Kürtlerin inkara ve asimilasyona karşı mücadelelerinin amacı sadece ana dillerini öğrenmek değil, aynı zamanda ana dilleriyle eğitim almaktır. Ana dillerini kamusal ve özel yaşamlarında kullanmak, ana dilleriyle resmi ve özel sektörde hizmet almaktır. Bunun dayanağı da ‘yasallık’ değil ‘meşruluk’tur.
Kürtçe seçmeli ders olmalı kesinlikle. Ama bu ders Kürtlere veya Kürt çocuklarına değil. Kürtleri anlamak için Türkiyelilere ve Türkiyeli çocuklara seçmeli ders olarak verilmelidir. Hatta Türk olmayan bütün Türkiyelilerin ana dilleri okullarda seçmeli ders olarak verilmeli ki herkes herkesi anlayabilsin, iletişim kurabilsin, tekçi ideolojik eğitim sisteminde kimse kimseye düşman olarak yetiştirilmesin.
‘Bir dilin kaderi bir halkın kaderi ile aynıdır’ der bir Kırgız atasözü. Kürtler bu coğrafyada tali bir halk değildir, dilleri de ‘seçmeli ders’ statüsünde olamaz. Bir toplum ‘dili ve folkloru’ ile uluslaşır ve varlığını sürdürür. Kürtler de tarihinden aldığı mirasını yarınlara aktarmak için öncelikle dilini yaşamın her alanında yaşamalı ve yaşatmalıdır.
Burada haklı olarak şu soru sorulabilir veya serzeniş yükselebilir. Turancı tekçi devlet ana dilde eğitim hakkı tanımıyor, seçmeli dersleri de Kürtler kabul etmiyor. Bu dilin varlığını sürdürmek ve uluslaşmak için Kürtler ne yapmalı?
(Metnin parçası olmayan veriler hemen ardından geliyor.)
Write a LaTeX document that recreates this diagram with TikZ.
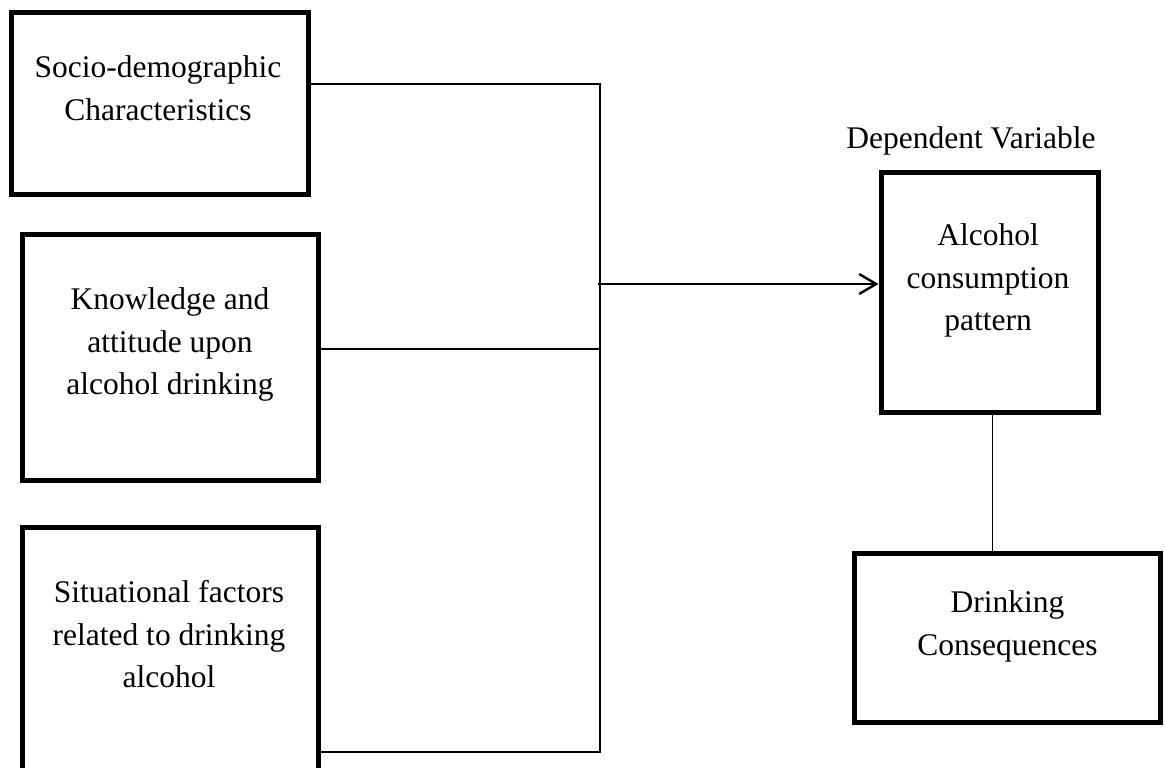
\documentclass[tikz,border=0pt]{standalone}
\usepackage{fontspec}
\setmainfont{Liberation Serif}
\usetikzlibrary{arrows.meta}
\begin{document}
\begin{tikzpicture}[x=1pt,y=-1pt,
  box/.style={draw,line width=5pt,rectangle,inner sep=0pt,minimum width=#1},
  lbl/.style={anchor=north,inner sep=0pt,align=center,font=\fontsize{31.5}{42.5}\selectfont},
  conn/.style={line width=1.6pt},
  arr/.style={line width=2.7pt,-{Straight Barb[length=17pt,width=20pt,line width=2.4pt]}}]
\useasboundingbox (0,0) rectangle (1165,768);
\clip (0,0) rectangle (1165,768);
% boxes
\node[box=297pt,minimum height=182pt] (b1) at (160,103.5) {};
\node[box=296pt,minimum height=246pt] (b2) at (170.5,357.5) {};
\node[box=296pt,minimum height=272.5pt] (b3) at (170.5,663.75) {};
\node[box=217.5pt,minimum height=240pt] (b4) at (989.75,292.5) {};
\node[box=306pt,minimum height=169pt] (b5) at (1007.5,638) {};
% texts
\node[lbl] (t1) at (158,55.5) {Socio-demographic\\Characteristics};
\node[lbl] (t2) at (170,287.5) {Knowledge and\\attitude upon\\alcohol drinking};
\node[lbl] (t3) at (169,580.5) {Situational factors\\related to drinking\\alcohol};
\node[lbl] (t4) at (988,223.5) {Alcohol\\consumption\\pattern};
\node[lbl] (t5) at (1007.5,590.5) {Drinking\\Consequences};
\node[lbl] (dv) at (971,126.5) {Dependent Variable};
% connectors
\coordinate (j1) at (600,84);
\coordinate (j2) at (600,349);
\coordinate (j3) at (600,752);
\coordinate (ja) at (598,284);
\coordinate (m) at (992.5,0);
\draw[conn] (j1 -| b1.east) -- (j1) -- (j3) -- (j3 -| b3.east);
\draw[conn] (j2 -| b2.east) -- (j2);
\draw[arr] (ja) -- (ja -| b4.west);
\draw[conn] (b4.south -| m) -- (b5.north -| m);
\end{tikzpicture}
\end{document}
Buna cevap olarak Kürtler; varlıklarının ve özgürlüklerinin anahtarı olan dilleriyle ilgili talep etmekten vazgeçmemeli ve dillerini yaşamın her alanında pratikleştirmelidirler. Örneğin öncelikle Kürdistan’da yaşayan her Kürt; hastanede, okulda, adliyede, tapu dairesinde, restoranda, kafede, toplu taşıma araçlarında kısaca kamu ve özel yaşamın sürdüğü bütün alanlarında taleplerini, itirazını, isteklerini Kürtçe yapmalıdır. Sanatını, müziğini, bilimsel çalışmalarını Kürtçe yapmalı, romanlarını, şiirlerini, öykülerini Kürtçe yazmalıdır. Sadece orta okulda değil okul öncesi eğitimden üniversiteye kadar çocuklarıyla Kürtçe konuşmalıdır. Bu coğrafyanın kadim halkı olan Kürtler Turancı-tekçi zihniyete Kürtçenin seçmeli ders değil yaşamın merkezinde olan bir dil olduğunu öğretmelidir. İşte o zaman ana dilde eğitimin zemini oluşacaktır.
Çok mu zor? İmkansız mı? ‘Yapılana kadar her şey imkansız görülür’ der Nelson Mandella.